Love Wins
Tuesday, March 15, 2011 at 12:10PM 
Rob Bell's controversial new book Love Wins: A Book About Heaven, Hell, and the Fate of Every Person Who Ever Lived is out today. As I write this the paper version of the book is already sold out at Amazon, and it ranks #5 in books. I'm reluctantly downloading a copy of the book and hope to read it this week.
I have to admit that this reminds me of the release of Brian McLaren's A New Kind of Christianity last year. It's frustrating to see this cycle repeat. It's even more frustrating to see the critics of the emerging church vindicated in their criticisms.
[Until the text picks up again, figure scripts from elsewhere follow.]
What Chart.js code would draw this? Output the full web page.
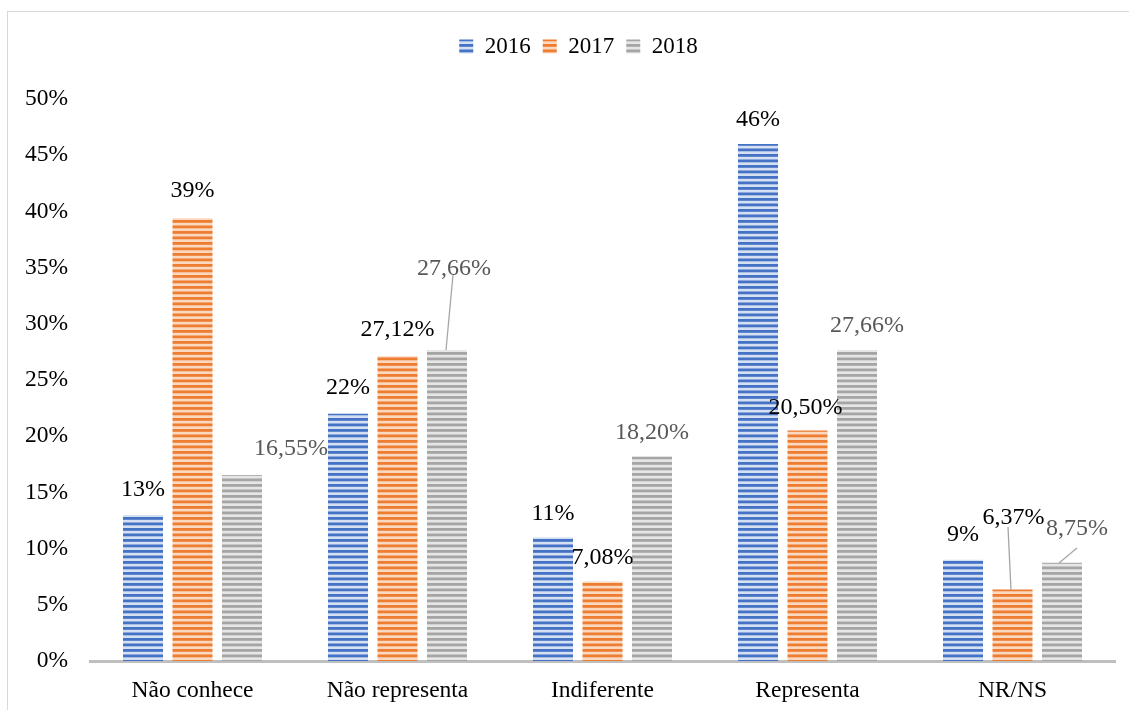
<!DOCTYPE html>
<html>
<head>
<meta charset="utf-8">
<script src="https://cdn.jsdelivr.net/npm/chart.js@4.4.1/dist/chart.umd.min.js"></script>
<style>
  html, body { margin: 0; padding: 0; background: #fff; }
  #wrap { width: 1129px; height: 710px; position: relative; }
</style>
</head>
<body>
<div id="wrap"><canvas id="chart"></canvas></div>
<script>
// chart data
var categories = ['Não conhece', 'Não representa', 'Indiferente', 'Representa', 'NR/NS'];
var years = ['2016', '2017', '2018'];
var values2016 = [13, 22, 11, 46, 9];
var values2017 = [39.4, 27.12, 7.08, 20.5, 6.37];
var values2018 = [16.55, 27.66, 18.2, 27.66, 8.75];
var labels2016 = ['13%', '22%', '11%', '46%', '9%'];
var labels2017 = ['39%', '27,12%', '7,08%', '20,50%', '6,37%'];
var labels2018 = ['16,55%', '27,66%', '18,20%', '27,66%', '8,75%'];
var yTicks = [0, 5, 10, 15, 20, 25, 30, 35, 40, 45, 50];

var serif = "'Liberation Serif', 'Times New Roman', serif";

// where each value label sits relative to the bar top, and which get a leader line
var labelOffsets = [
    [[0, -25], [0, -26], [0, -24], [0, -24], [0, -25]],
    [[0, -27], [0, -26], [0, -24], [-2, -23], [1, -72]],
    [[49, -26], [7, -81], [0, -24], [10, -24], [15, -34]]
];
var leaderLines = {
    '2-1': [[453, 275], [446, 350]],
    '1-4': [[1008, 527], [1011, 590]],
    '2-4': [[1077, 548], [1059, 563]]
};

function stripes(dark, light) {
    var c = document.createElement('canvas');
    c.width = 4; c.height = 11;
    var g = c.getContext('2d');
    g.fillStyle = light;
    g.fillRect(0, 0, 4, 11);
    g.fillStyle = dark;
    g.fillRect(0, 0, 4, 2.8);
    g.fillRect(0, 5.5, 4, 2.8);
    return g.createPattern(c, 'repeat');
}

var fills = [
    stripes('#4472C4', '#d6e0f3'),
    stripes('#ED7D31', '#fbd8c0'),
    stripes('#A5A5A5', '#e6e6e6')
];

var framePlugin = {
    id: 'frame',
    beforeLayout: function(chart) {
        var lg = chart.legend;
        if (lg && !lg._fixed) {
            var fit = lg.fit;
            lg.fit = function() { fit.call(this); this.height = 76; };
            lg._fixed = true;
        }
    },
    afterLayout: function(chart) {
        // legend sits a bit right of the plot centre in the original
        var lg = chart.legend;
        if (lg) { lg.left += 21; lg.right += 21; }
    },
    beforeDraw: function(chart) {
        var ctx = chart.ctx;
        ctx.save();
        ctx.fillStyle = '#fff';
        ctx.fillRect(0, 0, chart.width, chart.height);
        ctx.strokeStyle = '#d9d9d9';
        ctx.lineWidth = 1;
        ctx.strokeRect(7.5, 11.5, 1300, 1000);
        ctx.restore();
    }
};

var valueLabels = [labels2016, labels2017, labels2018];

var labelPlugin = {
    id: 'valueLabels',
    afterDatasetsDraw: function(chart) {
        var ctx = chart.ctx;
        ctx.save();
        ctx.font = '24px ' + serif;
        ctx.textAlign = 'center';
        ctx.textBaseline = 'middle';
        chart.data.datasets.forEach(function(ds, d) {
            var meta = chart.getDatasetMeta(d);
            meta.data.forEach(function(bar, i) {
                var key = d + '-' + i;
                if (leaderLines[key]) {
                    var l = leaderLines[key];
                    ctx.strokeStyle = '#a6a6a6';
                    ctx.lineWidth = 1.3;
                    ctx.beginPath();
                    ctx.moveTo(l[0][0], l[0][1]);
                    ctx.lineTo(l[1][0], l[1][1]);
                    ctx.stroke();
                }
                var off = labelOffsets[d][i];
                ctx.fillStyle = d === 2 ? '#595959' : '#000';
                ctx.fillText(valueLabels[d][i], bar.x + off[0], bar.y + off[1]);
            });
        });
        ctx.restore();
    }
};

var data = {
    labels: categories,
    datasets: [values2016, values2017, values2018].map(function(v, k) {
        return {
            label: years[k],
            data: v,
            backgroundColor: fills[k],
            borderWidth: 0,
            categoryPercentage: 0.7244,
            barPercentage: 0.808
        };
    })
};

new Chart(document.getElementById('chart'), {
    type: 'bar',
    data: data,
    plugins: [framePlugin, labelPlugin],
    options: {
        responsive: true,
        maintainAspectRatio: false,
        animation: false,
        layout: { padding: { top: 23, right: 14, bottom: 0, left: 0 } },
        plugins: {
            legend: {
                position: 'top',
                labels: {
                    font: { family: serif, size: 23 },
                    color: '#000',
                    boxWidth: 14,
                    boxHeight: 14,
                    padding: 12
                }
            },
            tooltip: { enabled: false }
        },
        scales: {
            x: {
                grid: { display: false, drawTicks: false },
                border: { color: '#bfbfbf', width: 3 },
                ticks: {
                    font: { family: serif, size: 23.5 },
                    color: '#000',
                    padding: 16
                },
                afterFit: function(s) { s.height = 49; }
            },
            y: {
                min: 0,
                max: 50,
                afterBuildTicks: function(s) {
                    s.ticks = yTicks.map(function(v) { return { value: v }; });
                },
                grid: { display: false, drawTicks: false },
                border: { display: false },
                ticks: {
                    font: { family: serif, size: 23.5 },
                    color: '#000',
                    padding: 22,
                    callback: function(v) { return v + '%'; }
                },
                afterFit: function(s) { s.width = 90; }
            }
        }
    }
});
</script>
</body>
</html>
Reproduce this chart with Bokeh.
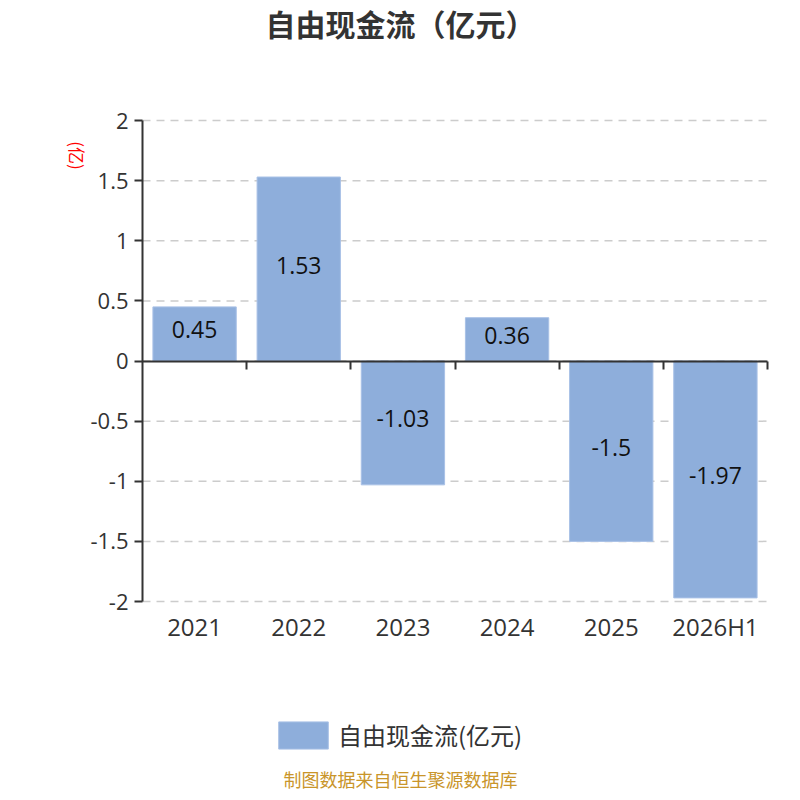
from bokeh.plotting import figure
from bokeh.models import (ColumnDataSource, Range1d, FixedTicker, LinearAxis,
                          Label, Legend, LegendItem)
from bokeh.core.properties import value
from bokeh.embed import file_html
from bokeh.resources import INLINE

categories = ["2021", "2022", "2023", "2024", "2025", "2026H1"]
values = [0.45, 1.53, -1.03, 0.36, -1.5, -1.97]
value_labels = ["0.45", "1.53", "-1.03", "0.36", "-1.5", "-1.97"]
y_ticks = [-2, -1.5, -1, -0.5, 0, 0.5, 1, 1.5, 2]
y_tick_labels = {-2: "-2", -1.5: "-1.5", -1: "-1", -0.5: "-0.5", 0: "0",
                 0.5: "0.5", 1: "1", 1.5: "1.5", 2: "2"}

CJK = "Noto Sans CJK SC"
NUM = "Open Sans"
BAR = "#8eaedb"
AX = "#333333"

W, H = 784, 792
idx = list(range(len(categories)))
n = len(categories)
src = ColumnDataSource(dict(x=idx, val=values, lab=value_labels,
                            mid=[v / 2 for v in values]))

# frame covers the whole canvas; the plot area (categories, -2..2) sits inside it
PL, PR, PT, PB = 142, 767, 120, 601
px_per_cat = (PR - PL) / n
px_per_unit = (PB - PT) / 4
x_lo = -0.5 - PL / px_per_cat
x_hi = n - 0.5 + (W - PR) / px_per_cat
y_hi = 2 + PT / px_per_unit
y_lo = -2 - (H - PB) / px_per_unit

p = figure(x_range=Range1d(x_lo, x_hi), y_range=Range1d(y_lo, y_hi),
           frame_width=W, frame_height=H, output_backend="svg", toolbar_location=None,
           x_axis_location=None, y_axis_location=None,
           min_border=0)
p.outline_line_color = None
p.background_fill_color = "white"
p.border_fill_color = "white"
p.grid.visible = False

# dashed value grid lines across the plot area
p.segment(x0=[-0.5] * len(y_ticks), x1=[n - 0.5] * len(y_ticks), y0=y_ticks, y1=y_ticks,
          line_color="#cccccc", line_width=1.5, line_dash="8 6")

r = p.vbar(x="x", top="val", bottom=0, width=0.8, source=src,
           fill_color=BAR, line_color="#a9c1e6", line_width=1)

p.text(x="x", y="mid", text="lab", source=src, text_align="center",
       text_baseline="middle", text_font=value(NUM), text_font_size="23px",
       text_color="#111111", y_offset=-4)

# y axis
yax = LinearAxis(fixed_location=-0.5, bounds=(-2, 2), ticker=FixedTicker(ticks=y_ticks),
                 major_label_overrides=y_tick_labels)
yax.major_label_text_font = NUM
yax.major_label_text_font_size = "22px"
yax.major_label_text_color = AX
yax.axis_line_color = AX
yax.axis_line_width = 2
yax.major_tick_line_color = AX
yax.major_tick_line_width = 2
yax.major_tick_in = 0
yax.major_tick_out = 8
yax.minor_tick_line_color = None
yax.major_label_standoff = 6
p.add_layout(yax, "left")

# category labels below the plot area
xax = LinearAxis(fixed_location=-2, ticker=FixedTicker(ticks=idx),
                 major_label_overrides={i: c for i, c in zip(idx, categories)})
xax.axis_line_color = None
xax.major_tick_line_color = None
xax.minor_tick_line_color = None
xax.major_label_text_font = NUM
xax.major_label_text_font_size = "24px"
xax.major_label_text_color = AX
xax.major_label_standoff = 2
p.add_layout(xax, "below")

# zero line with ticks at category boundaries
zax = LinearAxis(fixed_location=0, bounds=(-0.5, n - 0.5),
                 ticker=FixedTicker(ticks=[i + 0.5 for i in idx]))
zax.axis_line_color = AX
zax.axis_line_width = 2
zax.major_tick_line_color = AX
zax.major_tick_line_width = 2
zax.major_tick_in = 0
zax.major_tick_out = 8
zax.minor_tick_line_color = None
zax.major_label_text_font_size = "0px"
zax.major_label_text_color = None
p.add_layout(zax, "below")

# y unit label
p.add_layout(Label(x=77, y=H - 155, x_units="screen", y_units="screen", text="(亿)",
                   angle=-90, angle_units="deg", text_color="red",
                   text_font_size="17px", text_font=CJK,
                   text_align="center", text_baseline="middle"))

# title
p.add_layout(Label(x=400, y=H - 22, x_units="screen", y_units="screen",
                   text="自由现金流（亿元）", text_font=CJK, text_font_size="30px",
                   text_font_style="bold", text_color=AX,
                   text_align="center", text_baseline="middle"))

# legend
legend = Legend(items=[LegendItem(label="自由现金流(亿元)", renderers=[r])],
                orientation="horizontal", location=(272, H - 752),
                label_text_font=CJK, label_text_font_size="24px",
                label_text_color=AX, glyph_width=62, glyph_height=34,
                border_line_color=None, background_fill_alpha=0,
                margin=0, padding=0, label_standoff=4, spacing=0,
                label_height=34)
p.add_layout(legend, "center")

# source
p.add_layout(Label(x=400, y=H - 778, x_units="screen", y_units="screen",
                   text="制图数据来自恒生聚源数据库", text_font=CJK,
                   text_font_size="18px", text_color="#c9952a",
                   text_align="center", text_baseline="middle"))

open("out.html", "w").write(file_html(p, INLINE))
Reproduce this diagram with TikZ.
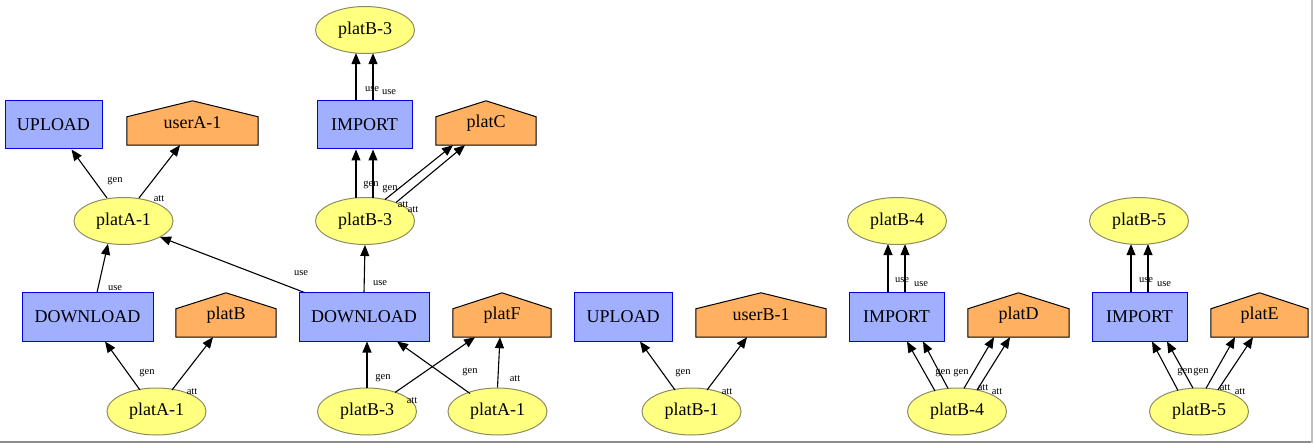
\documentclass[tikz,border=0pt]{standalone}
\usepackage{fontspec}
\setmainfont{Liberation Serif}
\usetikzlibrary{arrows.meta,shapes.geometric,backgrounds}
\definecolor{elfill}{RGB}{255,255,128}
\definecolor{eldraw}{RGB}{140,140,100}
\definecolor{boxfill}{RGB}{160,176,255}
\definecolor{boxdraw}{RGB}{0,0,230}
\definecolor{housefill}{RGB}{255,176,96}
\newcommand\drawhouse[1]{\filldraw[housepath] (#1.south west) -- (#1.south east) -- ([yshift=-16pt]#1.north east) -- (#1.north) -- ([yshift=-16pt]#1.north west) -- cycle;}
\begin{document}
\begin{tikzpicture}[x=1pt,y=-1pt,
  every node/.style={font=\fontsize{18}{20}\selectfont, inner sep=0pt},
  ell/.style={ellipse, draw=eldraw, fill=elfill, line width=1pt, minimum width=99pt, minimum height=47pt},
  box/.style={rectangle, draw=boxdraw, fill=boxfill, line width=1pt, minimum height=48pt, minimum width=#1},
  house/.style={rectangle, minimum height=44pt, minimum width=#1},
  housepath/.style={draw=black, fill=housefill, line width=1pt},
  lab/.style={font=\fontsize{10.5}{12}\selectfont, inner sep=0pt},
  conn/.style={draw=black, line width=1.1pt, -{Triangle[length=11pt,width=9pt]}}]
\useasboundingbox (0,0) rectangle (1313,443);

% nodes
\node[box=97pt] (up1) at (53.5,125) {UPLOAD};
\node[house=131pt] (uA) at (192.5,123) {userA-1};
\node[ell] (pA1) at (123.5,221) {platA-1};
\node[box=131pt] (dl1) at (87.5,317) {DOWNLOAD};
\node[house=100pt] (pB) at (226,315) {platB};
\node[ell] (pA1b) at (156.5,411.5) {platA-1};

\node[ell] (pB3t) at (365,30) {platB-3};
\node[box=95pt] (imp1) at (364.5,125) {IMPORT};
\node[house=100pt] (pC) at (486,123) {platC};
\node[ell] (pB3m) at (365,221) {platB-3};
\node[box=130pt] (dl2) at (364,317) {DOWNLOAD};
\node[house=98pt] (pF) at (502,315) {platF};
\node[ell] (pB3b) at (367,411.5) {platB-3};
\node[ell] (pA1r) at (497.5,411.5) {platA-1};

\node[box=98pt] (up2) at (623,317) {UPLOAD};
\node[house=130pt] (uB) at (761,315) {userB-1};
\node[ell] (pB1) at (691.5,411.5) {platB-1};

\node[ell] (pB4t) at (897,221) {platB-4};
\node[box=95pt] (imp2) at (896.5,317) {IMPORT};
\node[house=101pt] (pD) at (1018.5,315) {platD};
\node[ell] (pB4b) at (957,411.5) {platB-4};

\node[ell] (pB5t) at (1139,221) {platB-5};
\node[box=95pt] (imp3) at (1139.5,317) {IMPORT};
\node[house=97pt] (pE) at (1259.5,315) {platE};
\node[ell] (pB5b) at (1199,411.5) {platB-5};

\begin{scope}[on background layer]
\fill[white] (0,0) rectangle (1313,443);
\fill[gray!90] (0,441) rectangle (1311,443);
\fill[gray!50] (1311,0) rectangle (1313,443);
\drawhouse{uA}
\drawhouse{pB}
\drawhouse{pC}
\drawhouse{pF}
\drawhouse{uB}
\drawhouse{pD}
\drawhouse{pE}
\end{scope}

% edges
\draw[conn] ([shift={(-16.5,-23)}]pA1.center) -- ([xshift=18pt]up1.south);
\draw[conn] ([shift={(15.5,-23)}]pA1.center) -- ([xshift=-12.5pt]uA.south);
\draw[conn] ([xshift=9.5pt]dl1.north) -- ([shift={(-15.5,22.8)}]pA1.center);
\draw[conn] ([xshift=6pt]dl2.north west) -- ([shift={(36.5,16)}]pA1.center);

\draw[conn] ([xshift=-8.5pt]imp1.north) -- ([shift={(-9,23.1)}]pB3t.center);
\draw[conn] ([xshift=8.5pt]imp1.north) -- ([shift={(8,23.2)}]pB3t.center);
\draw[conn] ([shift={(-9,-23.1)}]pB3m.center) -- ([xshift=-8.5pt]imp1.south);
\draw[conn] ([shift={(8,-23.2)}]pB3m.center) -- ([xshift=8.5pt]imp1.south);
\draw[conn] ([shift={(20,-21.5)}]pB3m.center) -- ([xshift=-33pt]pC.south);
\draw[conn] ([shift={(31,-18.5)}]pB3m.center) -- ([xshift=-21pt]pC.south);
\draw[conn] (dl2.north) -- (pB3m.south);

\draw[conn] ([shift={(-16.5,-21.5)}]pA1b.center) -- ([xshift=17.5pt]dl1.south);
\draw[conn] ([shift={(15.5,-21.5)}]pA1b.center) -- ([xshift=-13pt]pB.south);
\draw[conn] (pB3b.north) -- ([xshift=3pt]dl2.south);
\draw[conn] ([shift={(28,-19)}]pB3b.center) -- ([xshift=-27pt]pF.south);
\draw[conn] ([shift={(-27.5,-18)}]pA1r.center) -- ([xshift=33pt]dl2.south);
\draw[conn] (pA1r.north) -- ([xshift=-2pt]pF.south);

\draw[conn] ([shift={(-16.5,-21.5)}]pB1.center) -- ([xshift=17pt]up2.south);
\draw[conn] ([shift={(15.5,-21.5)}]pB1.center) -- ([xshift=-14pt]uB.south);

\draw[conn] ([xshift=-8.5pt]imp2.north) -- ([shift={(-9,23.1)}]pB4t.center);
\draw[conn] ([xshift=8.5pt]imp2.north) -- ([shift={(8,23.2)}]pB4t.center);
\draw[conn] ([shift={(-22,-20.5)}]pB4b.center) -- ([xshift=10.5pt]imp2.south);
\draw[conn] ([shift={(-9,-23.1)}]pB4b.center) -- ([xshift=26.5pt]imp2.south);
\draw[conn] ([shift={(7,-23.2)}]pB4b.center) -- ([xshift=-24.5pt]pD.south);
\draw[conn] ([shift={(20,-21.5)}]pB4b.center) -- ([xshift=-8.5pt]pD.south);

\draw[conn] ([xshift=-8.5pt]imp3.north) -- ([shift={(-8,23.2)}]pB5t.center);
\draw[conn] ([xshift=8.5pt]imp3.north) -- ([shift={(9,23.1)}]pB5t.center);
\draw[conn] ([shift={(-21,-21)}]pB5b.center) -- ([xshift=12.5pt]imp3.south);
\draw[conn] ([shift={(-6,-23.3)}]pB5b.center) -- ([xshift=27.5pt]imp3.south);
\draw[conn] ([shift={(7,-23.2)}]pB5b.center) -- ([xshift=-24.5pt]pE.south);
\draw[conn] ([shift={(19,-21.7)}]pB5b.center) -- ([xshift=-6.5pt]pE.south);

% labels
\node[lab] (l1) at (115,181) {gen};
\node[lab] (l2) at (159,199) {att};
\node[lab] (l3) at (115,288) {use};
\node[lab] (l4) at (301,273) {use};
\node[lab] (l5) at (372,89) {use};
\node[lab] (l6) at (389,92) {use};
\node[lab] (l7) at (371,185) {gen};
\node[lab] (l8) at (390,189) {gen};
\node[lab] (l9) at (403,205) {att};
\node[lab] (l10) at (413,210) {att};
\node[lab] (l11) at (380,283) {use};
\node[lab] (l12) at (147,373) {gen};
\node[lab] (l13) at (192,392) {att};
\node[lab] (l14) at (383,378) {gen};
\node[lab] (l15) at (412,401) {att};
\node[lab] (l16) at (470,372) {gen};
\node[lab] (l17) at (515,379) {att};
\node[lab] (l18) at (683,373) {gen};
\node[lab] (l19) at (727,392) {att};
\node[lab] (l20) at (902,280) {use};
\node[lab] (l21) at (921,284) {use};
\node[lab] (l22) at (943,373) {gen};
\node[lab] (l23) at (961,373) {gen};
\node[lab] (l24) at (983,388) {att};
\node[lab] (l25) at (997,392) {att};
\node[lab] (l26) at (1146,280) {use};
\node[lab] (l27) at (1164,284) {use};
\node[lab] (l28) at (1185,372) {gen};
\node[lab] (l29) at (1201,372) {gen};
\node[lab] (l30) at (1225,388) {att};
\node[lab] (l31) at (1240,392) {att};
\end{tikzpicture}
\end{document}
I wish the critics had been wrong.
Here's a small sample of some resources related to Love Wins:
- Kevin DeYoung has written a comprehensive and helpful review of the book.
- Trevin Wax asks what the furor reveals about evangelicalism.
- Russell Moore describes what's at stake.
- Tim Schraeder has a summary of the webcast interview of Rob Bell from last night.
- Bill Kinnon asks if the young, restless, and Reformed crowd reaction has only helped book sales.
At some point I may post a review, although it's to imagine having anything to add beyond what's already been said.
Speaking of déjà vu, did I mention that Brian McLaren has a new book coming out this week?
Update: I forgot to include a link to Jeremy Grinnell's parody Justice Wins (via Mike Wittmer). Richard Mouw offers a surprising defense of Rob Bell.


Reader Comments (7)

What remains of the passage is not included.